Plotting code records
⟨
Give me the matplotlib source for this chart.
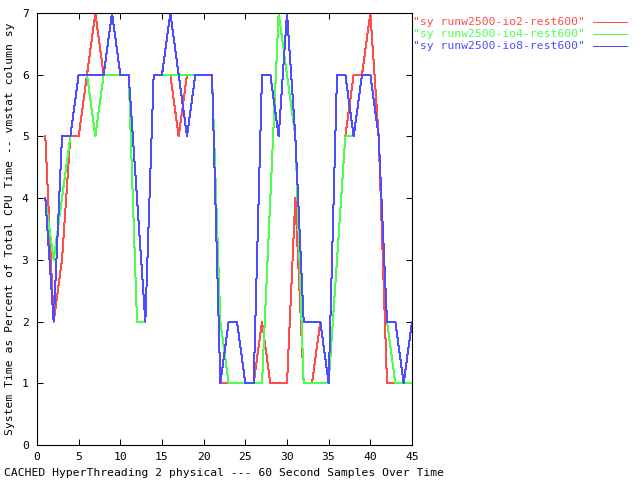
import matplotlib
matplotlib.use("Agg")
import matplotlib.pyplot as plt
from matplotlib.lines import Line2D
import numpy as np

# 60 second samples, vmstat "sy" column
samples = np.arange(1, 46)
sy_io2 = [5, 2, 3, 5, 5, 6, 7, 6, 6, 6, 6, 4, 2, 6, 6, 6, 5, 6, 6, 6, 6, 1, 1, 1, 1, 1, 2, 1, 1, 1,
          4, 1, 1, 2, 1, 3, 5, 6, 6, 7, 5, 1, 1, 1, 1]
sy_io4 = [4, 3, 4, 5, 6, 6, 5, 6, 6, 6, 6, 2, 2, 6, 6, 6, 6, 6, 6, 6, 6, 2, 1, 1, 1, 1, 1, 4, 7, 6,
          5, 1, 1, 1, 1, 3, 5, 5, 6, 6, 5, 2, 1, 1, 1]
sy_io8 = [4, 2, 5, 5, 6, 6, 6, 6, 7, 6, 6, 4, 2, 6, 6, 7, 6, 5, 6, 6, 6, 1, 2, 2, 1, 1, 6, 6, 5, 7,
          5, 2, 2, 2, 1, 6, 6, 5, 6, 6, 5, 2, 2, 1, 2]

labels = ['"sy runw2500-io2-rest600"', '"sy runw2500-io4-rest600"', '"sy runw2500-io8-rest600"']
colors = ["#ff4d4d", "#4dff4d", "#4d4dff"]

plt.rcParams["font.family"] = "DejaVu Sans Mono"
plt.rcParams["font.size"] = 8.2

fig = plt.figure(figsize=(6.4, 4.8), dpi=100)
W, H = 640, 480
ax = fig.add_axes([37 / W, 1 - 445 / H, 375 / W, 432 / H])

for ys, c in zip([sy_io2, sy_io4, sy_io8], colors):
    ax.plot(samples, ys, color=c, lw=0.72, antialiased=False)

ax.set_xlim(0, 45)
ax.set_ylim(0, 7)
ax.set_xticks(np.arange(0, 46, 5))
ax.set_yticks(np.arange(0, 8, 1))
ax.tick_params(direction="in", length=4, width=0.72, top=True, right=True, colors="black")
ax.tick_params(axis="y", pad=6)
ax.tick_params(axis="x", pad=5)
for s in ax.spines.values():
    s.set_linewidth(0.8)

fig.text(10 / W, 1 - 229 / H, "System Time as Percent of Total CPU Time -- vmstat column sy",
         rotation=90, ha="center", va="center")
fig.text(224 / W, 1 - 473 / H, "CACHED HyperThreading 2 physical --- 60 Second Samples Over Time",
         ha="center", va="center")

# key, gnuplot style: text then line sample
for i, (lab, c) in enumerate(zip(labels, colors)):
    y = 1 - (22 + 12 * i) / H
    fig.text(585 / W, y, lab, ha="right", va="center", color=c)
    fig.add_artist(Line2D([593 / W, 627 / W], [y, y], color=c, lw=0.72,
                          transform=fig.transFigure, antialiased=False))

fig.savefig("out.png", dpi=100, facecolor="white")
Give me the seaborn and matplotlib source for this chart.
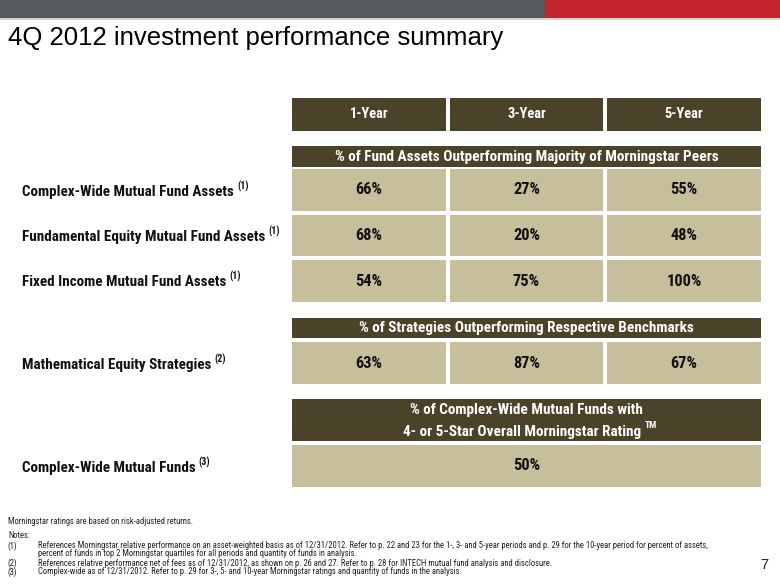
⟩
Go through the data above and transcribe it in full, omitting any image.

Give me the matplotlib source for this chart.
import matplotlib
matplotlib.use("Agg")
import matplotlib.pyplot as plt
from matplotlib.lines import Line2D
import numpy as np

# 60 second samples, vmstat "sy" column
samples = np.arange(1, 46)
sy_io2 = [5, 2, 3, 5, 5, 6, 7, 6, 6, 6, 6, 4, 2, 6, 6, 6, 5, 6, 6, 6, 6, 1, 1, 1, 1, 1, 2, 1, 1, 1,
          4, 1, 1, 2, 1, 3, 5, 6, 6, 7, 5, 1, 1, 1, 1]
sy_io4 = [4, 3, 4, 5, 6, 6, 5, 6, 6, 6, 6, 2, 2, 6, 6, 6, 6, 6, 6, 6, 6, 2, 1, 1, 1, 1, 1, 4, 7, 6,
          5, 1, 1, 1, 1, 3, 5, 5, 6, 6, 5, 2, 1, 1, 1]
sy_io8 = [4, 2, 5, 5, 6, 6, 6, 6, 7, 6, 6, 4, 2, 6, 6, 7, 6, 5, 6, 6, 6, 1, 2, 2, 1, 1, 6, 6, 5, 7,
          5, 2, 2, 2, 1, 6, 6, 5, 6, 6, 5, 2, 2, 1, 2]

labels = ['"sy runw2500-io2-rest600"', '"sy runw2500-io4-rest600"', '"sy runw2500-io8-rest600"']
colors = ["#ff4d4d", "#4dff4d", "#4d4dff"]

plt.rcParams["font.family"] = "DejaVu Sans Mono"
plt.rcParams["font.size"] = 8.2

fig = plt.figure(figsize=(6.4, 4.8), dpi=100)
W, H = 640, 480
ax = fig.add_axes([37 / W, 1 - 445 / H, 375 / W, 432 / H])

for ys, c in zip([sy_io2, sy_io4, sy_io8], colors):
    ax.plot(samples, ys, color=c, lw=0.72, antialiased=False)

ax.set_xlim(0, 45)
ax.set_ylim(0, 7)
ax.set_xticks(np.arange(0, 46, 5))
ax.set_yticks(np.arange(0, 8, 1))
ax.tick_params(direction="in", length=4, width=0.72, top=True, right=True, colors="black")
ax.tick_params(axis="y", pad=6)
ax.tick_params(axis="x", pad=5)
for s in ax.spines.values():
    s.set_linewidth(0.8)

fig.text(10 / W, 1 - 229 / H, "System Time as Percent of Total CPU Time -- vmstat column sy",
         rotation=90, ha="center", va="center")
fig.text(224 / W, 1 - 473 / H, "CACHED HyperThreading 2 physical --- 60 Second Samples Over Time",
         ha="center", va="center")

# key, gnuplot style: text then line sample
for i, (lab, c) in enumerate(zip(labels, colors)):
    y = 1 - (22 + 12 * i) / H
    fig.text(585 / W, y, lab, ha="right", va="center", color=c)
    fig.add_artist(Line2D([593 / W, 627 / W], [y, y], color=c, lw=0.72,
                          transform=fig.transFigure, antialiased=False))

fig.savefig("out.png", dpi=100, facecolor="white")
Give me the seaborn and matplotlib source for this chart.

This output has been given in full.